◆ **Aim of the task**
Find the string "React" and gather every line that holds it.
··· Supplied material
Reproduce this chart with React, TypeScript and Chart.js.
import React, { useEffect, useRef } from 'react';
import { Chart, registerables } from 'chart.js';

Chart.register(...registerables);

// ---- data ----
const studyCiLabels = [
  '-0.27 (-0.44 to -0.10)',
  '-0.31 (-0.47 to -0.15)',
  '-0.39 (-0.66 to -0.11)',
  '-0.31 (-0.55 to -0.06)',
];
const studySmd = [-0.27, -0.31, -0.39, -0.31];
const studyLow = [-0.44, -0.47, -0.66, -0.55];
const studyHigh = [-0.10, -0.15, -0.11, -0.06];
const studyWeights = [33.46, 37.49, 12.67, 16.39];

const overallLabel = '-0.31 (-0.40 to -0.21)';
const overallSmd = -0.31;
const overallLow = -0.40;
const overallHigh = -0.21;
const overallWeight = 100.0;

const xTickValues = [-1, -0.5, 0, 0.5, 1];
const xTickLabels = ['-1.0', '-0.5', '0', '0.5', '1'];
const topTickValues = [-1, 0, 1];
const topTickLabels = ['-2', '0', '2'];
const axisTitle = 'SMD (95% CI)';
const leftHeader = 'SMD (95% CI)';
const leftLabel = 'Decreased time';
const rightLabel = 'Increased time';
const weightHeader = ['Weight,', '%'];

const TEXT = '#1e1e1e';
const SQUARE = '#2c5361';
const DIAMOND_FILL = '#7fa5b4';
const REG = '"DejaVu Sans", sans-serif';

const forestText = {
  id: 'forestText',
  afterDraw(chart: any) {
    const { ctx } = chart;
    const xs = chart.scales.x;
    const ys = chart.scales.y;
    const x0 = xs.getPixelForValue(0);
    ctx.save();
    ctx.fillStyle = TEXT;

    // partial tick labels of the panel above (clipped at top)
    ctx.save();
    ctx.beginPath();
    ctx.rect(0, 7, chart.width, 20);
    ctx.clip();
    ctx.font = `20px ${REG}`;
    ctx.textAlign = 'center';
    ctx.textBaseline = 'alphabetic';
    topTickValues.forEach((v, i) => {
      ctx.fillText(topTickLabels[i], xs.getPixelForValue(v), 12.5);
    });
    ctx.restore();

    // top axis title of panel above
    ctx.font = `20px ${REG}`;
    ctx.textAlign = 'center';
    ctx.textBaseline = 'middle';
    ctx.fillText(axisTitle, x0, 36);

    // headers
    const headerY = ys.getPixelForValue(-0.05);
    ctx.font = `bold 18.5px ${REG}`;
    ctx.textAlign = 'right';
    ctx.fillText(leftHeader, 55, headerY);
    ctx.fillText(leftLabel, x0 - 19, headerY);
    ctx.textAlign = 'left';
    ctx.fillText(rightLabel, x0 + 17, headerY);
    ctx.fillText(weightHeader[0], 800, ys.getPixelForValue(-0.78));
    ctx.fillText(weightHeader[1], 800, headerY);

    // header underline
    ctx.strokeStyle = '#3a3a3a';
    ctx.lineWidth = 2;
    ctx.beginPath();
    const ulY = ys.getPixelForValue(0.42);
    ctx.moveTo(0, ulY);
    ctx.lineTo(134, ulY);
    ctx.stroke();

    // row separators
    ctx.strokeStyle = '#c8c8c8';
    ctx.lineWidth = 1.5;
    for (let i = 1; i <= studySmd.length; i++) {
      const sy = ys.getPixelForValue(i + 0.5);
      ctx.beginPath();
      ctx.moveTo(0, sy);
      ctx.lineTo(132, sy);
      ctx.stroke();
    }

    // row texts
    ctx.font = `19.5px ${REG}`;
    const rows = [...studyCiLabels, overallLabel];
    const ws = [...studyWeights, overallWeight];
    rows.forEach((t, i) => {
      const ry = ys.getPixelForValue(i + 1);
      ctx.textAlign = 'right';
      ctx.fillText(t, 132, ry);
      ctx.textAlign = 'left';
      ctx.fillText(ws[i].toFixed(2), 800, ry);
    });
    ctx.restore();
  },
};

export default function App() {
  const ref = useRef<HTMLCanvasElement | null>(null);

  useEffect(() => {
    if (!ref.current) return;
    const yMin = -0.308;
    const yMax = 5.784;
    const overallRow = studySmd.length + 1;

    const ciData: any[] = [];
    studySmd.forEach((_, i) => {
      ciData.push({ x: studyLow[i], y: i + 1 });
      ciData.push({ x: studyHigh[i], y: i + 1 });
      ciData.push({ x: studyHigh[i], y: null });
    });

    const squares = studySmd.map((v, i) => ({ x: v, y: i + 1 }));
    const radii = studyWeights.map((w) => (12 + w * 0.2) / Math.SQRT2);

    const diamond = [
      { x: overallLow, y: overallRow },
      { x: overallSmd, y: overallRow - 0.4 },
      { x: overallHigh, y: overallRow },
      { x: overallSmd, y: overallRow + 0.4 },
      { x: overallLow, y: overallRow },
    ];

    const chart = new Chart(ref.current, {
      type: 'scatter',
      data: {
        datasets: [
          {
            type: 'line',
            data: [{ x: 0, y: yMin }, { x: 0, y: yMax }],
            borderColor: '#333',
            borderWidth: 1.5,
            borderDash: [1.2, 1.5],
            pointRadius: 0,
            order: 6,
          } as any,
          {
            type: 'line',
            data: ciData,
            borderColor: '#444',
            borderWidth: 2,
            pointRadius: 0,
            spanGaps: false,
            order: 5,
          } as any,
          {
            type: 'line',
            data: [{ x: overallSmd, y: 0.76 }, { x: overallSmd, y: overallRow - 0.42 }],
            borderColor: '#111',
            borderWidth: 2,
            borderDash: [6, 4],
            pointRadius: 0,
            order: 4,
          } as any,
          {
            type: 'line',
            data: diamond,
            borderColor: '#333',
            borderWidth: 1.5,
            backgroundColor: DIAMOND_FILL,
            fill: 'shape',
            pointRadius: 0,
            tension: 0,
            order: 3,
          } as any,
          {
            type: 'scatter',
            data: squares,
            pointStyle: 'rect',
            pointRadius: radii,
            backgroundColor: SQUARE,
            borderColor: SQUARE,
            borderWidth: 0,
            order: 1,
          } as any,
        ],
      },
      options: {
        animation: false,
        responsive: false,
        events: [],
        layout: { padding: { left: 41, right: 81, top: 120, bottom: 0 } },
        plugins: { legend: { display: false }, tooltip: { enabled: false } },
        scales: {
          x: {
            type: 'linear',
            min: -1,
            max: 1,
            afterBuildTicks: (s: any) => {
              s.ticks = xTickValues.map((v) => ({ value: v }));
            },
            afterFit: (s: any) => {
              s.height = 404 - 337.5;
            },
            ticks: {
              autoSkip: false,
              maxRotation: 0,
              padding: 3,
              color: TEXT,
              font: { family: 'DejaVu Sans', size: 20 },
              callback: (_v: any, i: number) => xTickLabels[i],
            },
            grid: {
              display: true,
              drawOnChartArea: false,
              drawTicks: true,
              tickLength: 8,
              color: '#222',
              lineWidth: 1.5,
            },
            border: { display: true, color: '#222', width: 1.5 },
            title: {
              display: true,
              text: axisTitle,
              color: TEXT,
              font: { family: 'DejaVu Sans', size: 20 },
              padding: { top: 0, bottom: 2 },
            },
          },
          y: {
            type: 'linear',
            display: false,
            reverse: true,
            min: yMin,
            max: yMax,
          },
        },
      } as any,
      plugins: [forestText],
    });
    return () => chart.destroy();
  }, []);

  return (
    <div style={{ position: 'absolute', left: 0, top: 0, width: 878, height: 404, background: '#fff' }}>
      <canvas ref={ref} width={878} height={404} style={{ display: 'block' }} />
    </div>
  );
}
······
··· Supplied material
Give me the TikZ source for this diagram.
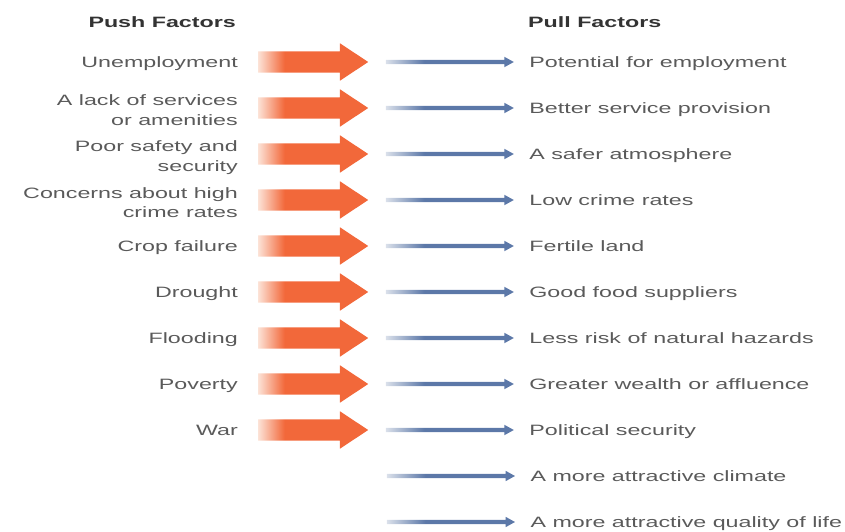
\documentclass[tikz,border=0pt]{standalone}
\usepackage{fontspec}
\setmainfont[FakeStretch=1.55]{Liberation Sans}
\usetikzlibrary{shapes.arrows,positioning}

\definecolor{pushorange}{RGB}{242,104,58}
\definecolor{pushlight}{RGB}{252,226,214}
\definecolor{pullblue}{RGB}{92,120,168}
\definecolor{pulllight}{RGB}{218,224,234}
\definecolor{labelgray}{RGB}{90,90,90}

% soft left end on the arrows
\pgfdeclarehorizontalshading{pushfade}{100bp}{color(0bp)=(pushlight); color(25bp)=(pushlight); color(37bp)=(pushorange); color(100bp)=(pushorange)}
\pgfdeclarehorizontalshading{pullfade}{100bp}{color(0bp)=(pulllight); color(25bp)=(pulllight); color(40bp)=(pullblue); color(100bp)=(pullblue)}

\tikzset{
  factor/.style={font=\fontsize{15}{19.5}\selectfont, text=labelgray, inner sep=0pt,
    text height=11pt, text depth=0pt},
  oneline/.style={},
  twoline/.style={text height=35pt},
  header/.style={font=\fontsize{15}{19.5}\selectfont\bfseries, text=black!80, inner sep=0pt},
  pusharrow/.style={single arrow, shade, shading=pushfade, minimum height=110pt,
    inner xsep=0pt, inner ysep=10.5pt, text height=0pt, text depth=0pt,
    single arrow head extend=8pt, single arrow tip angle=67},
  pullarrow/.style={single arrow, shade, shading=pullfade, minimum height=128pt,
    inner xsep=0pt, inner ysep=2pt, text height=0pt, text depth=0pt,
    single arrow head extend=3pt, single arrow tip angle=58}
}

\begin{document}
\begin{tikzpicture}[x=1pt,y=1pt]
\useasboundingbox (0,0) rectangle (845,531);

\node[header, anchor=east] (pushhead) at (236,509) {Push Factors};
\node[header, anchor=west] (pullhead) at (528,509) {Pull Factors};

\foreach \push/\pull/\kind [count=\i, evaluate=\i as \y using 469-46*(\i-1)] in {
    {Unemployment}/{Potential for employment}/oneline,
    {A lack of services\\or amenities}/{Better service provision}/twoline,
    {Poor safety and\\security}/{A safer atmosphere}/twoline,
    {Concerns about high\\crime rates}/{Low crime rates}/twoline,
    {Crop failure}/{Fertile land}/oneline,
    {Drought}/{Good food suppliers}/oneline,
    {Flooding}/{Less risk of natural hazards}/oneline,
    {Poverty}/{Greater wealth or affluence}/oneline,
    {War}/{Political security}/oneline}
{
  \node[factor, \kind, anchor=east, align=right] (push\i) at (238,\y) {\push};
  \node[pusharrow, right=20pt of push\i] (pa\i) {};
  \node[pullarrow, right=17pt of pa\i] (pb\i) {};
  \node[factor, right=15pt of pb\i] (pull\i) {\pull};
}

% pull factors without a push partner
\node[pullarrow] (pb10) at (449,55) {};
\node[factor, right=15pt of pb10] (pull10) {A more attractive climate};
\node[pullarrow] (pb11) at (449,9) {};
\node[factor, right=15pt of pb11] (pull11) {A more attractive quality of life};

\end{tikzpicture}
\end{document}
······
··· Supplied material
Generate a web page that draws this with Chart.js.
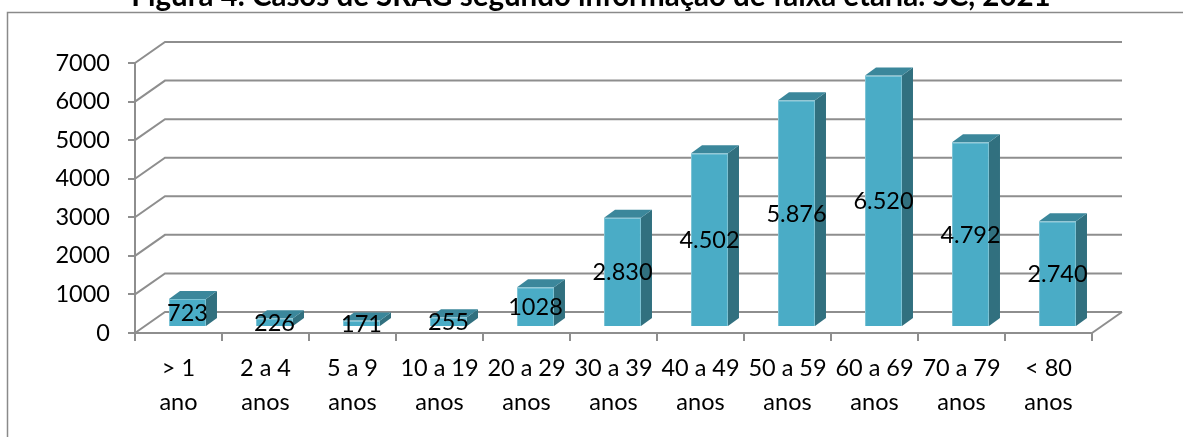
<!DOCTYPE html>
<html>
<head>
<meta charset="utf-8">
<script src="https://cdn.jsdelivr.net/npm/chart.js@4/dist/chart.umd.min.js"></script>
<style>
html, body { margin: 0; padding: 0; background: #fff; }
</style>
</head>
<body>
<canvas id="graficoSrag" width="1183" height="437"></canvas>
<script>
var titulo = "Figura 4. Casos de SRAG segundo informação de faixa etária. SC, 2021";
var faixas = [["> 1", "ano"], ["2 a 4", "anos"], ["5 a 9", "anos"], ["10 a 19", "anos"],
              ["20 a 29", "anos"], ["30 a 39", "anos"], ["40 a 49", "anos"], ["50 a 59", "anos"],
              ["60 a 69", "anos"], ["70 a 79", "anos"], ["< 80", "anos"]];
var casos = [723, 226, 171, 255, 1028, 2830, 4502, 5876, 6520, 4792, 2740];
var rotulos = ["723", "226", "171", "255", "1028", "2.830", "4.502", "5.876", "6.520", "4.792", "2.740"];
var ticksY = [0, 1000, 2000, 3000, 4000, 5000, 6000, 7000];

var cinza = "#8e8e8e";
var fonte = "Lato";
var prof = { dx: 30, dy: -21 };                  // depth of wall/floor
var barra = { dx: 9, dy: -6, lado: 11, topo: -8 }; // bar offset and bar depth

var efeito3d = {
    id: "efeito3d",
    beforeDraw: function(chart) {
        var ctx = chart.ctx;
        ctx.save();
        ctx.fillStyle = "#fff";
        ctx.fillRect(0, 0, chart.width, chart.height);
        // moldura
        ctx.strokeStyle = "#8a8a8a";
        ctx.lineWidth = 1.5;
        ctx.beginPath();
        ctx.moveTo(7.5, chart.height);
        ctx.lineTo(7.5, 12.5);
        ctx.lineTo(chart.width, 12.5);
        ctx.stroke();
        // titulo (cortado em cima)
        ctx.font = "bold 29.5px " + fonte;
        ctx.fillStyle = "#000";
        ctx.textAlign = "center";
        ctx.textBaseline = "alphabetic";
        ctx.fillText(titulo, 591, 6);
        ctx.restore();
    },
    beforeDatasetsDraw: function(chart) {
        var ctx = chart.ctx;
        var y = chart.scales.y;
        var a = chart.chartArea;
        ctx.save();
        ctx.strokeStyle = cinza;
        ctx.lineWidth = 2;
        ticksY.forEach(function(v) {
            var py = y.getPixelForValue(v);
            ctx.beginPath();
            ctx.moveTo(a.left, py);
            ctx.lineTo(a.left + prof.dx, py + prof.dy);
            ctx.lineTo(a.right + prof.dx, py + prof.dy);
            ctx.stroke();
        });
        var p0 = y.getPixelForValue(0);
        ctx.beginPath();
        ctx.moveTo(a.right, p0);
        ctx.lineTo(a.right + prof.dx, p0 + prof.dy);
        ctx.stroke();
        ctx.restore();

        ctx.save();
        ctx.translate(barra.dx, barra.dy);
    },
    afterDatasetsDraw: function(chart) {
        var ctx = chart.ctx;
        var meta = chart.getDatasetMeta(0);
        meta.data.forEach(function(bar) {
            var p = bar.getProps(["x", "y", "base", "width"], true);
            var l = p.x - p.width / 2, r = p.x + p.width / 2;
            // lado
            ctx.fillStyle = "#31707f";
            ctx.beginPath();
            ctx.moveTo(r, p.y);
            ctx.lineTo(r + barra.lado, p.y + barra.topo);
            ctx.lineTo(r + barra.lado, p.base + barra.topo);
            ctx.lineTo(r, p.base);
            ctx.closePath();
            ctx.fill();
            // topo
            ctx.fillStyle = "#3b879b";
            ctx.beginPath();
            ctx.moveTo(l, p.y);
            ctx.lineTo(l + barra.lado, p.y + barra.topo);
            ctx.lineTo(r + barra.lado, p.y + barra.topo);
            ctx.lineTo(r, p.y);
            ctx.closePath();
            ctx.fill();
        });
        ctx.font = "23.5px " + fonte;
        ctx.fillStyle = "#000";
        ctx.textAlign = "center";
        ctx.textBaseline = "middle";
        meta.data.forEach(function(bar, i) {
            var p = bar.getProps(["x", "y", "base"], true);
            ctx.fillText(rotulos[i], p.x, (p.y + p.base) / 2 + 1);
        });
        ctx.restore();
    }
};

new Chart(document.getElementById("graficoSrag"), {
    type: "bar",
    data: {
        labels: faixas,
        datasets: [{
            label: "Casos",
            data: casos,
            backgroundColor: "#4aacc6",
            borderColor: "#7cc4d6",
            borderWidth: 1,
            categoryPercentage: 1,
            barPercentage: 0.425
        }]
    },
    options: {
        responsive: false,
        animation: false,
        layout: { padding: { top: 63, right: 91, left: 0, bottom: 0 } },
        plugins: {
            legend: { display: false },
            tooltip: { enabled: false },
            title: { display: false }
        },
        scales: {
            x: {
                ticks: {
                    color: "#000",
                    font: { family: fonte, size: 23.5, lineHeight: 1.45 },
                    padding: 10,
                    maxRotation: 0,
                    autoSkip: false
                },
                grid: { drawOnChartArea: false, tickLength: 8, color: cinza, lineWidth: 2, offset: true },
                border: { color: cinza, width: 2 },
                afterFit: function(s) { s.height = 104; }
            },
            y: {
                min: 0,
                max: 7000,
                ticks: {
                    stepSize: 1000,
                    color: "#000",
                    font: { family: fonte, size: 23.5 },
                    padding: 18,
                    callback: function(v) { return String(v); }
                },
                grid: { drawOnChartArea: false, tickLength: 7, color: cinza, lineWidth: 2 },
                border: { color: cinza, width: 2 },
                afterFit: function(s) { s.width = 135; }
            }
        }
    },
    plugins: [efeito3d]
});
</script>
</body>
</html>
······
◆ **Expected answer**
Reproduce this chart with React, TypeScript and Chart.js.
import React, { useEffect, useRef } from 'react';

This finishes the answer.